Planejamento orçamentário

Já em relação à possibilidade de utilização de precatórios para realizar pagamentos para a União, introduzida pela Emenda Constitucional nº 113, de 2021, a AGU aponta que a medida, adotada justamente como uma forma de compensar o adiamento do pagamento das obrigações judiciais, caso efetivada, tornaria imprevisível a disponibilidade financeira da União, na medida em que subtrai do governo o controle sobre o momento de liquidação de suas dívidas ou obrigações decorrentes de decisões judiciais, inviabilizando, assim, o seu planejamento orçamentário e financeiro.

Solução

Por fim, no caso de reconhecimento da inconstitucionalidade das emendas constitucionais, a AGU pede para o STF autorizar o governo a abrir crédito extraordinário para quitar o passivo do regime de precatórios criado pelas normas, distinguindo o valor principal dos títulos (que devem continuar sendo considerados despesas primárias) dos encargos financeiros oriundos da incidência de juros e correção monetária (que, como despesas financeiras, não devem estar sujeitas ao limite de resultado primário previsto no novo regime fiscal, tal como os encargos sobre os títulos da dívida pública não o são).
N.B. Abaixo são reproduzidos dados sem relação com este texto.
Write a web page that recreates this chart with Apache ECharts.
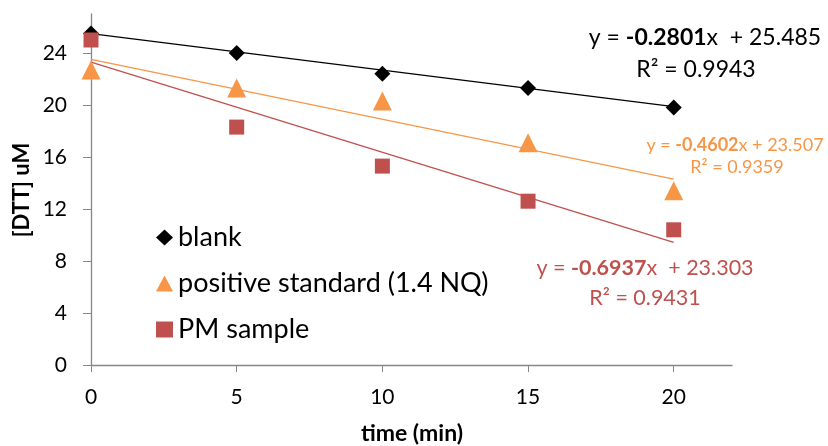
<!DOCTYPE html>
<html><head><meta charset="utf-8">
<script src="https://cdn.jsdelivr.net/npm/echarts@6/dist/echarts.min.js"></script>
<style>html,body{margin:0;padding:0;background:#fff}#c{width:828px;height:446px}</style>
</head><body><div id="c"></div>
<script>
const times = [0, 5, 10, 15, 20];
const blank = [25.5, 24.0, 22.4, 21.3, 19.8];
const positive = [22.7, 21.3, 20.3, 17.1, 13.4];
const pmSample = [25.0, 18.3, 15.3, 12.6, 10.4];
const seriesNames = ['blank', 'positive standard (1.4 NQ)', 'PM sample'];
const slopes = [-0.2801, -0.4602, -0.6937];
const intercepts = [25.485, 23.507, 23.303];
const r2 = ['0.9943', '0.9359', '0.9431'];
const xTicks = [0, 5, 10, 15, 20];
const yTicks = [0, 4, 8, 12, 16, 20, 24];
const xTitle = 'time (min)';
const yTitle = '[DTT] uM';

const colors = ['#000000', '#F79646', '#C0504D'];
const symbols = ['diamond', 'triangle', 'rect'];
const symSizes = [16, 19, 15];
const FONT = 'Lato';
const values = [blank, positive, pmSample];

const chart = echarts.init(document.getElementById('c'));
const series = [];
values.forEach((vals, i) => {
  series.push({
    name: seriesNames[i], type: 'line', lineStyle: {width: 0, opacity: 0},
    symbol: symbols[i], symbolSize: symSizes[i], itemStyle: {color: colors[i]},
    data: times.map((t, k) => [t, vals[k]]), z: 5, silent: true
  });
  series.push({
    name: 'trend' + i, type: 'line', symbol: 'none',
    lineStyle: {width: 1.3, color: colors[i]},
    data: [times[0], times[times.length - 1]].map(t => [t, intercepts[i] + slopes[i] * t]),
    z: 3, silent: true
  });
});

function eqText(i, size, cx, y, cx2, gap, sep) {
  return [
    {type: 'text', x: cx, y: y, style: {
      text: '{a|y = }{b|' + slopes[i].toFixed(4) + '}{a|x' + sep + '+ ' + intercepts[i].toFixed(3) + '}',
      align: 'center', verticalAlign: 'middle',
      rich: {a: {fontFamily: FONT, fontSize: size, fill: colors[i]},
             b: {fontFamily: FONT, fontSize: size, fontWeight: 'bold', fill: colors[i]}}
    }},
    {type: 'text', x: cx2, y: y + gap, style: {
      text: 'R² = ' + r2[i], align: 'center', verticalAlign: 'middle',
      fontFamily: FONT, fontSize: size, fill: colors[i]
    }}
  ];
}

chart.setOption({
  animation: false,
  textStyle: {fontFamily: FONT},
  grid: {left: 91, right: 96, top: 14, bottom: 81, containLabel: false},
  legend: {
    orient: 'vertical', left: 151, top: 219, itemGap: 19,
    data: seriesNames.map((n, i) => ({name: n, icon: symbols[i], itemStyle: {color: colors[i]}})),
    itemWidth: 17, itemHeight: 16,
    textStyle: {fontFamily: FONT, fontSize: 27, color: '#000'}
  },
  xAxis: {
    type: 'value', min: 0, max: 22,
    axisLine: {lineStyle: {color: '#868686', width: 1.3}},
    axisTick: {show: true, customValues: xTicks, length: 7, lineStyle: {color: '#868686'}},
    axisLabel: {customValues: xTicks, fontFamily: FONT, fontSize: 21, color: '#000', margin: 22},
    splitLine: {show: false}
  },
  yAxis: {
    type: 'value', min: 0, max: 27,
    axisLine: {show: true, lineStyle: {color: '#868686', width: 1.3}},
    axisTick: {show: true, customValues: yTicks, length: 8, lineStyle: {color: '#868686'}},
    axisLabel: {customValues: yTicks, fontFamily: FONT, fontSize: 21, color: '#000', margin: 24},
    splitLine: {show: false}
  },
  series: series,
  graphic: [].concat(
    eqText(0, 23, 705, 38, 696, 32, '  '),
    eqText(1, 18, 735, 145, 737, 22, ' '),
    eqText(2, 21.5, 645, 268, 645, 30, '  '),
    [
      {type: 'text', x: 412, y: 434, style: {text: xTitle, align: 'center', verticalAlign: 'middle',
        fontFamily: FONT, fontSize: 23, fontWeight: 'bold', fill: '#000'}},
      {type: 'text', x: 22, y: 190, rotation: Math.PI / 2, style: {text: yTitle, align: 'center', verticalAlign: 'middle',
        fontFamily: FONT, fontSize: 22, fontWeight: 'bold', fill: '#000'}}
    ])
});
</script></body></html>
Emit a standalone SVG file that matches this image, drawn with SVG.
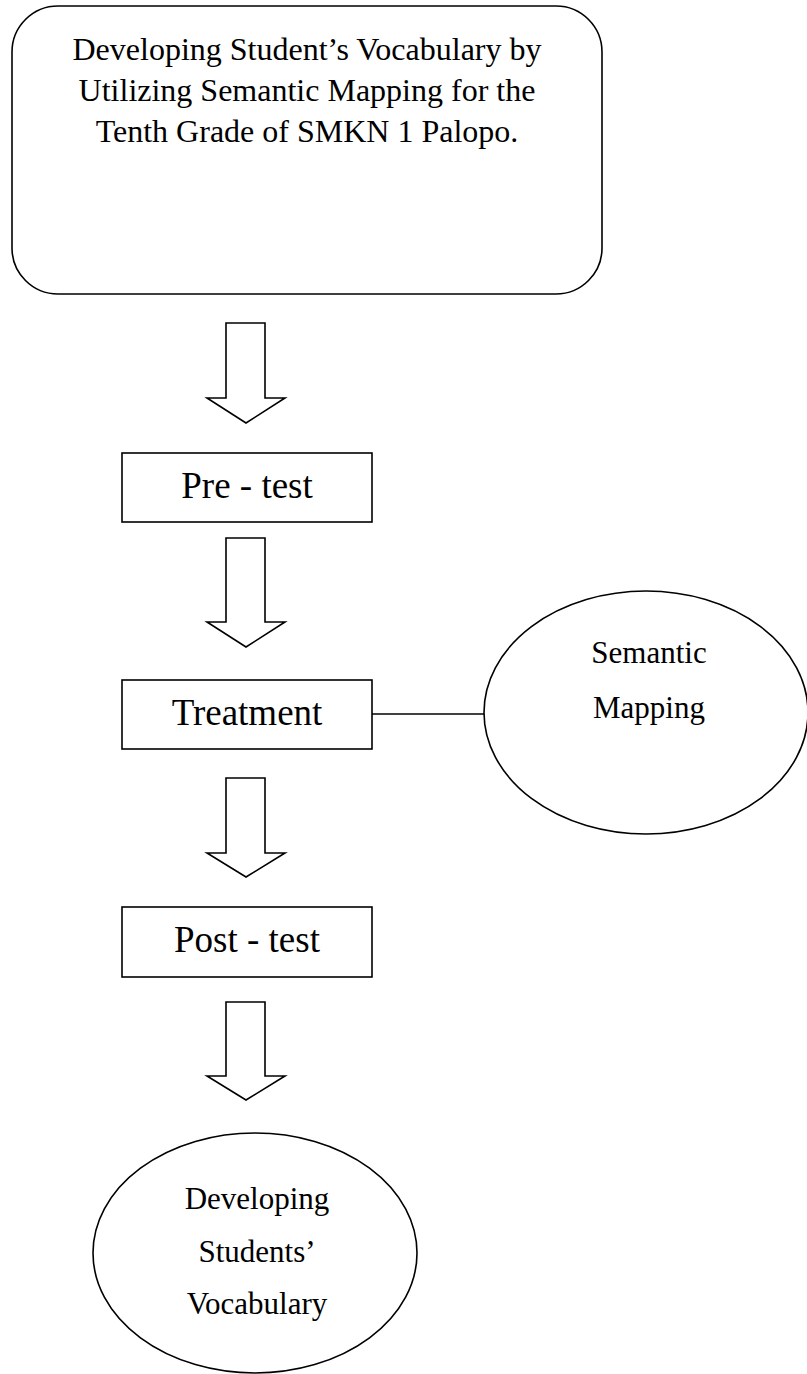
<svg xmlns="http://www.w3.org/2000/svg" width="807" height="1374" viewBox="0 0 807 1374">
  <style>
    .shape { fill: #ffffff; stroke: #000000; stroke-width: 1.6; }
    .arrow { fill: #ffffff; stroke: #000000; stroke-width: 1.6; stroke-linejoin: miter; }
    .link { fill: none; stroke: #000000; stroke-width: 1.6; }
    text { font-family: "Liberation Serif", "Times New Roman", serif; fill: #000000; text-anchor: middle; }
    .title { font-size: 32px; }
    .step { font-size: 37px; }
    .oval { font-size: 31px; }
  </style>
  <rect width="807" height="1374" fill="#ffffff"/>

  <!-- title -->
  <g id="title">
    <rect class="shape" x="12" y="6" width="590" height="288" rx="46" ry="46"/>
    <text class="title" x="307" y="60">Developing Student’s Vocabulary by</text>
    <text class="title" x="307" y="101">Utilizing Semantic Mapping for the</text>
    <text class="title" x="307" y="142">Tenth Grade of SMKN 1 Palopo.</text>
  </g>

  <!-- connectors: block arrows between steps and the side link -->
  <g id="connectors">
    <path class="arrow" d="M226,323 V398 H207 L246,423 L285,398 H265 V323 Z"/>
    <path class="arrow" d="M226,538 V622 H207 L246,647 L285,622 H265 V538 Z"/>
    <path class="arrow" d="M226,778 V853 H207 L246,877 L285,853 H265 V778 Z"/>
    <path class="arrow" d="M226,1002 V1076 H207 L246,1100 L285,1076 H265 V1002 Z"/>
    <line class="link" x1="372" y1="714" x2="484" y2="714"/>
  </g>

  <g id="pretest">
    <rect class="shape" x="122" y="453" width="250" height="69"/>
    <text class="step" x="247" y="498">Pre - test</text>
  </g>

  <g id="treatment">
    <rect class="shape" x="122" y="680" width="250" height="69"/>
    <text class="step" x="247" y="725">Treatment</text>
  </g>

  <g id="semantic-mapping">
    <ellipse class="shape" cx="646" cy="712.5" rx="162" ry="121.5"/>
    <text class="oval" x="649" y="663">Semantic</text>
    <text class="oval" x="649" y="718">Mapping</text>
  </g>

  <g id="posttest">
    <rect class="shape" x="122" y="907" width="250" height="70"/>
    <text class="step" x="247" y="952">Post - test</text>
  </g>

  <g id="outcome">
    <ellipse class="shape" cx="255" cy="1253" rx="162" ry="120"/>
    <text class="oval" x="257" y="1209">Developing</text>
    <text class="oval" x="257" y="1262">Students’</text>
    <text class="oval" x="257" y="1314">Vocabulary</text>
  </g>
</svg>
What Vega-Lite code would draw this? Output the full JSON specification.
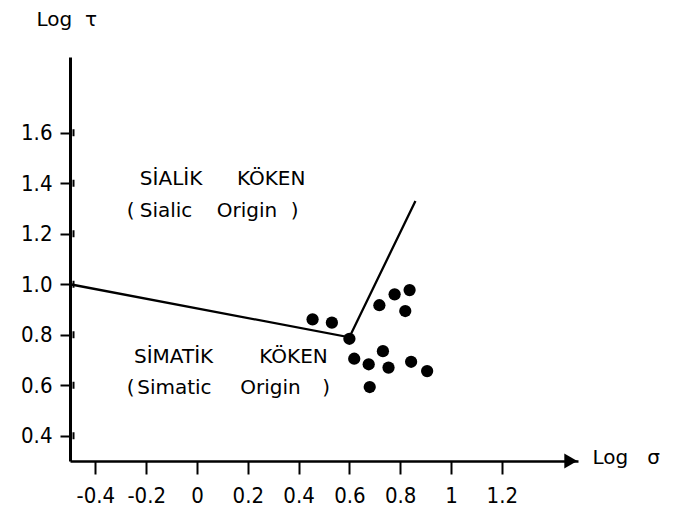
{
  "$schema": "https://vega.github.io/schema/vega-lite/v6.json",
  "width": 508,
  "height": 404,
  "autosize": "none",
  "padding": {"left": 70, "top": 57, "right": 100, "bottom": 51},
  "background": "white",
  "config": {
    "view": {"stroke": null},
    "axis": {"grid": false, "domainColor": "black", "tickColor": "black", "labelColor": "black", "titleColor": "black"}
  },
  "datasets": {
    "boundary": [
      {"x": -0.5, "y": 1.0, "order": 1},
      {"x": 0.6, "y": 0.79, "order": 2},
      {"x": 0.86, "y": 1.33, "order": 3}
    ],
    "samples": [
      {"x": 0.455, "y": 0.861},
      {"x": 0.531, "y": 0.848},
      {"x": 0.600, "y": 0.784},
      {"x": 0.718, "y": 0.917},
      {"x": 0.778, "y": 0.960},
      {"x": 0.837, "y": 0.977},
      {"x": 0.820, "y": 0.894},
      {"x": 0.619, "y": 0.705},
      {"x": 0.676, "y": 0.683},
      {"x": 0.732, "y": 0.735},
      {"x": 0.754, "y": 0.670},
      {"x": 0.843, "y": 0.693},
      {"x": 0.906, "y": 0.656},
      {"x": 0.680, "y": 0.593}
    ],
    "words": [
      {"x": -0.102, "y": 1.395, "text": "SİALİK"},
      {"x": 0.292, "y": 1.395, "text": "KÖKEN"},
      {"x": -0.261, "y": 1.267, "text": "("},
      {"x": -0.122, "y": 1.267, "text": "Sialic"},
      {"x": 0.197, "y": 1.267, "text": "Origin"},
      {"x": 0.384, "y": 1.267, "text": ")"},
      {"x": -0.092, "y": 0.689, "text": "SİMATİK"},
      {"x": 0.380, "y": 0.689, "text": "KÖKEN"},
      {"x": -0.261, "y": 0.564, "text": "("},
      {"x": -0.089, "y": 0.564, "text": "Simatic"},
      {"x": 0.289, "y": 0.564, "text": "Origin"},
      {"x": 0.508, "y": 0.564, "text": ")"}
    ],
    "arrow": [{"x": 1.4716, "y": 0.3}],
    "yticks": [
      {"y": 0.4}, {"y": 0.6}, {"y": 0.8}, {"y": 1.0}, {"y": 1.2}, {"y": 1.4}, {"y": 1.6}
    ]
  },
  "layer": [
    {
      "data": {"name": "boundary"},
      "mark": {"type": "line", "color": "black", "strokeWidth": 2.3},
      "encoding": {
        "x": {
          "field": "x",
          "type": "quantitative",
          "scale": {"domain": [-0.5, 1.5], "nice": false, "zero": false},
          "axis": {
            "values": [-0.4, -0.2, 0, 0.2, 0.4, 0.6, 0.8, 1, 1.2],
            "format": "~g",
            "labelExpr": "replace(datum.label, '\u2212', '-')",
            "domainWidth": 2.5,
            "tickWidth": 2,
            "tickSize": 13,
            "labelPadding": 11,
            "labelFont": "Liberation Sans Narrow, DejaVu Sans Condensed, sans-serif",
            "labelFontSize": 22,
            "title": "Log\u00a0\u00a0\u00a0σ",
            "titleFont": "DejaVu Sans",
            "titleFontSize": 20,
            "titleFontWeight": "normal",
            "titleAlign": "left",
            "titleBaseline": "alphabetic",
            "titleAnchor": "start",
            "titleX": 522,
            "titleY": 2
          }
        },
        "y": {
          "field": "y",
          "type": "quantitative",
          "scale": {"domain": [0.3, 1.9], "nice": false, "zero": false},
          "axis": {
            "orient": "left",
            "values": [0.4, 0.6, 0.8, 1.0, 1.2, 1.4, 1.6],
            "format": ".1f",
            "domainWidth": 3,
            "tickWidth": 2,
            "tickSize": 10,
            "labelPadding": 8,
            "labelFont": "Liberation Sans Narrow, DejaVu Sans Condensed, sans-serif",
            "labelFontSize": 22,
            "title": "Log\u00a0\u00a0τ",
            "titleFont": "DejaVu Sans",
            "titleFontSize": 20,
            "titleFontWeight": "normal",
            "titleAngle": 0,
            "titleAlign": "left",
            "titleBaseline": "alphabetic",
            "titleAnchor": "start",
            "titleX": -34,
            "titleY": -32
          }
        },
        "order": {"field": "order", "type": "quantitative"}
      }
    },
    {
      "data": {"name": "samples"},
      "mark": {"type": "point", "filled": true, "color": "black", "opacity": 1, "size": 150},
      "encoding": {
        "x": {"field": "x", "type": "quantitative"},
        "y": {"field": "y", "type": "quantitative"}
      }
    },
    {
      "data": {"name": "words"},
      "mark": {"type": "text", "font": "DejaVu Sans", "fontSize": 20, "color": "black", "align": "center", "baseline": "alphabetic"},
      "encoding": {
        "x": {"field": "x", "type": "quantitative"},
        "y": {"field": "y", "type": "quantitative"},
        "text": {"field": "text", "type": "nominal"}
      }
    },
    {
      "data": {"name": "arrow"},
      "mark": {"type": "point", "shape": "triangle-right", "filled": true, "color": "black", "opacity": 1, "size": 225},
      "encoding": {
        "x": {"field": "x", "type": "quantitative"},
        "y": {"field": "y", "type": "quantitative"}
      }
    },
    {
      "data": {"name": "yticks"},
      "mark": {"type": "tick", "orient": "vertical", "color": "black", "opacity": 1, "size": 7, "thickness": 2, "xOffset": 3.5},
      "encoding": {
        "x": {"datum": -0.5, "type": "quantitative"},
        "y": {"field": "y", "type": "quantitative"}
      }
    }
  ]
}
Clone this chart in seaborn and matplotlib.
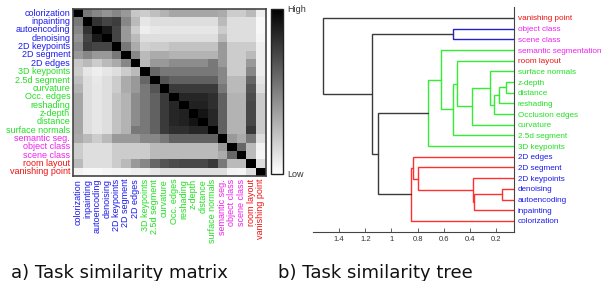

“Cumpre destacar que a apontada inconstitucionalidade da instituição de um teto de precatórios, bem como o pedido de inconstitucionalidade por arrastamento da obrigação da União em implementar a compensação nos termos do § 11 do artigo 100 da Constituição Federal, objetivam essencialmente garantir a concretização dos princípios da responsabilidade fiscal e da segurança jurídica, pilares fundamentais para a estabilização econômica do país e consequente desenvolvimento social, como determinado pela Constituição de 1988”, conclui a AGU na manifestação.

Regulamentação

Com o pedido de declaração de inconstitucionalidade do regime transitório de precatórios criado pelas emendas constitucionais nº 113 e nº 114, a AGU suspende a elaboração de uma nova regulamentação para uso dos créditos nas hipóteses previstas no art. 100, § 11, da Constituição Federal – como aquisição de imóveis da União ou pagamento de outorgas pela exploração de serviços públicos. A decisão foi tomada justamente após os órgãos técnicos da área econômica apontarem que o passivo criado pelas mudanças nas regras só poderia ser equacionado por meio de declaração de inconstitucionalidade das normas e sua consequente retirada do ordenamento jurídico.

“Analisamos os argumentos do Ministério da Fazenda e chegamos à conclusão de que a questão dos precatórios precisa de uma solução estrutural e definitiva. Afastar as emendas constitucionais vai trazer segurança jurídica e resgatar a credibilidade do regime constitucional de pagamentos desses créditos, que sempre funcionou. Todos ganharão”, conclui o advogado-geral da União, Jorge Messias.